Vadim Zeland talks about inner and outer importance. Inner importance is ego. I am brilliant, I must be recognized. Outer importance is obsessing over the prize. This specific promotion is the only thing that will save my life. Both are traps. Both summon the winds to blow your house down.

But intention without effort? That’s entirely different.

You just walk to the mailbox and get the mail. You don't pray to the mailbox. You don't perform a ritual dance around the mailbox. You just step outside, open the little metal door, and take what is yours.

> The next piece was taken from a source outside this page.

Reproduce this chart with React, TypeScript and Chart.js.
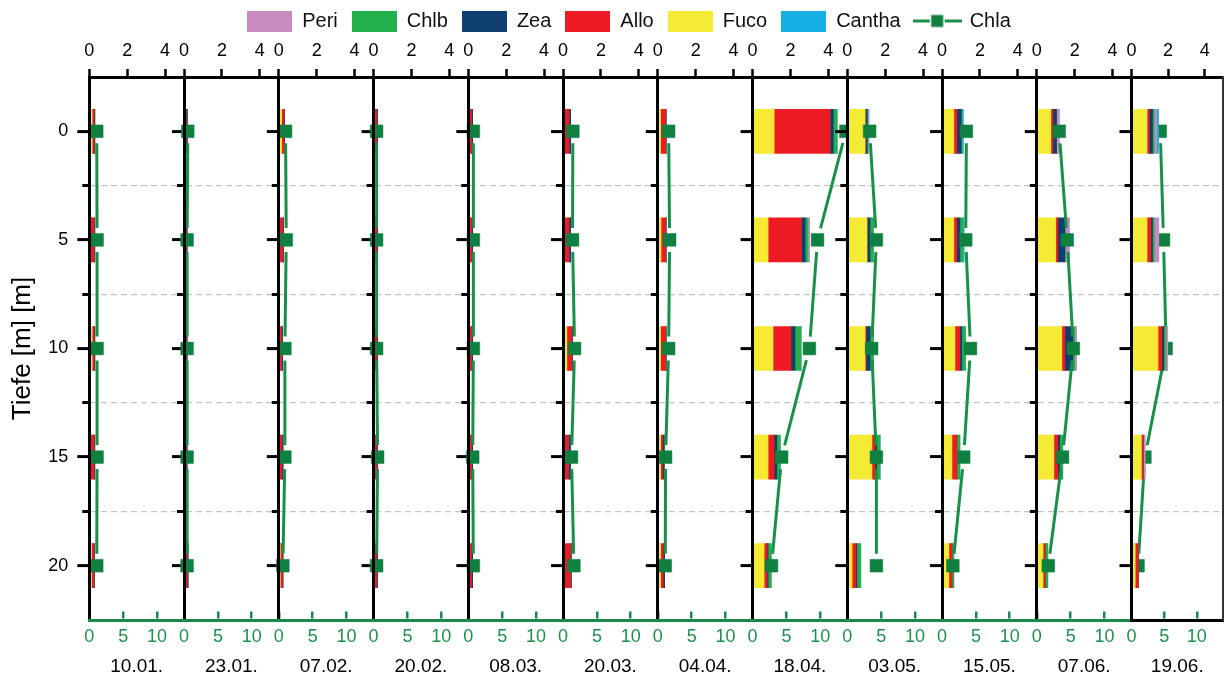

Slicing the Pendulum’s Strings

Pendulums thrive on your manic attachment. That corporate promotion? The pendulum wants you losing sleep over it. It wants your stomach in knots.

If you fail, you're crushed. (Delicious energy for the pendulum).

If you succeed, you're exhausted and terrified of losing the new title. (Also delicious).

So how do we cheat the system?

We lower importance. Zero out the distortion.

We stop caring.

Well, not exactly. Apathy doesn't get you off the couch. You still have a target. But you ruthlessly strip away the emotional baggage attached to that target.

The Slide vs. The Stranglehold

Let’s talk about your target slide. A mental picture of your end goal.

Run the slide in your head. Feel the texture of it. The smell of the leather seats, the ocean breeze hitting your balcony, the quiet hum of your new business running smoothly. Enjoy it. Dwell in the end frame.

And then?

Go wash the dishes.

Seriously. Walk away from it.

Because needing is a state of fear, and having is a state of profound peace.

If you already owned the mansion, you wouldn't be begging the sky for it. You’d be deciding what to make for dinner in your massive kitchen.

How to Drop the Grip (Right Now)

You’re probably thinking: Steve, how do I not care about making rent?

Fair question. Survival importance is the hardest to drop. But you must. If you panic, you tighten the knot and choke off the solutions.

Here is your toolkit for neutralizing the grip:

  • Accept defeat in advance. Vividly imagine the absolute worst-case scenario. You miss the rent. You get evicted. You sleep on your buddy's couch. Okay. You won't die. Feel the sting, accept the humiliation, and let the dread wash completely out of your system. Once the worst is accepted, the resistance vanishes.
  • Shift focus to the process. Stop staring at the peak of the mountain. Look at your boots. Move your feet. Action dissipates excess potential faster than anything else.
  • Find a backup plan. A safety net dramatically lowers importance. It signals to your lizard brain: I don't need this specific door to open, there’s a window right over there.

Choosing Instead of Begging

Reality is just a catalog.

When you order a coffee, you don't drop to your knees and plead with the barista. You state your choice. You pay. You wait at the counter.

You have absolute certainty the coffee is coming.

(Unless they forget, but you get the point).

Transurfing asks you to treat your life’s biggest goals with that exact same nonchalant certainty.

The Alternatives Space has an infinite supply of whatever you want. It’s all just sitting there, gathering dust in the cosmic warehouse, waiting for coordinates.

You don't have to fight the world for it. You don't have to hustle until your eyes bleed.

You just have to choose.

Quietly. Firmly.

Run the slide. Move your legs in the physical world. Let the pendulums swing right past your face.

Don't duck. Just don't engage.

Grab the sand. But leave your hand open.